Alibaba reported a 55% increase in group revenue and a 41% increase in core commerce revenue for the September quarter on Wednesday. However, the online retailer failed to mention GMV, gross merchandise volume, for the first time since its listing in the U.S. According to Sina News, this indicates that the online retailing giant may have begun playing down the importance of its conventional eCommerce contribution to the group.
Alibaba does not reveal GMV
GMV (gross merchandise volume) is an essential indicator in customary eCommerce transactions, as it shows the overall sales value for merchandise on a specific platform during a particular period of time. The Chinese eCommerce giant had previously been emphasizing its GMV figures before to showcase the increasing growth of its Tmall and Taobao marketplaces.
In March, Alibaba announced a new milestone as it sold more than $443.8 billion (3 trillion yuan) in products in the fiscal year ending that month. In addition, the online retailer promised to double annual trading volume to 6 trillion yuan by 2020. In June, however, founder Jack Ma said during a teleconference meeting for investors that the online retailing giant would not publish GMV figures anymore. Also, according to the Sina report, Ma announced recently that the eCommerce giant will not use the label “ecommerce” anymore, as it has entered a “new retail era.”

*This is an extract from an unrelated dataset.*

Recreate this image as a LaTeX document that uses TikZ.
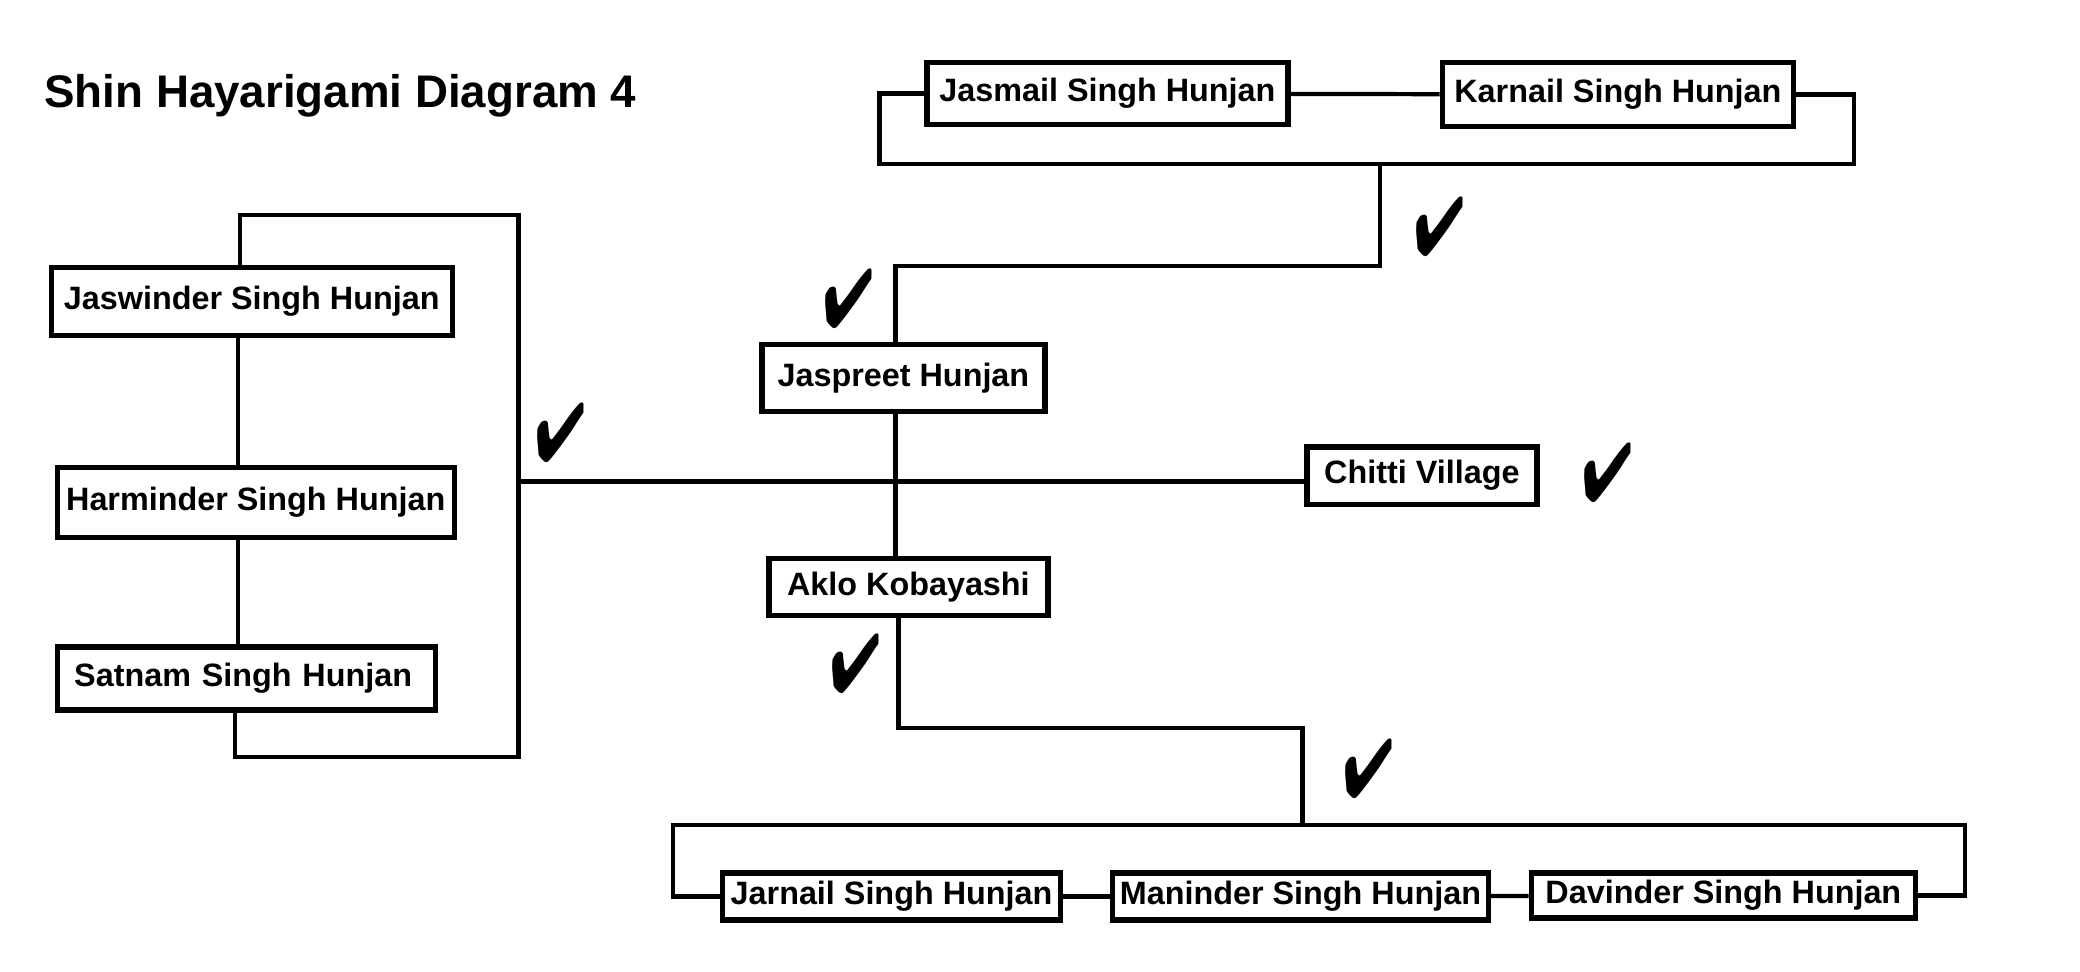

Alibaba’s online marketplaces Tmall and Taobao saw a declining trend in the growth rate of active purchasers during the quarter. The Chinese economy, which is slowing, will have a negative effect on Alibaba’s core commerce businesses after years of fast expansion. This may compel the China-based company to consider transformation, says ZDNet.
Price target raised
Nevertheless, analysts continue to be bullish on the Chinese firm. On Thursday, Oppenheimer analysts raised their price target for the eCommerce giant from $115 to $120, based on its stronger-than-anticipated 2016 Q2 results. The firm has an Outperform rating on the stock. Alibaba’s revenue increase of 55% y-o-y to $5.14 billion was 2% more than what was expected by Oppenheimer. The firm added that the boost was mostly driven by mobile monthly active users.
“We see this as a milestone for user behavior that should continue to drive BABA’s growth through improved frequency/monetization,” the analyst said, according to Barron’s.
On Thursday, Alibaba shares closed down 0.77% at $97.75. Year to date, the stock is up almost 20%, while in the last year, it is up almost 17%. The stock has a 52-week high of $109.87 and a 52-week low of $59.25.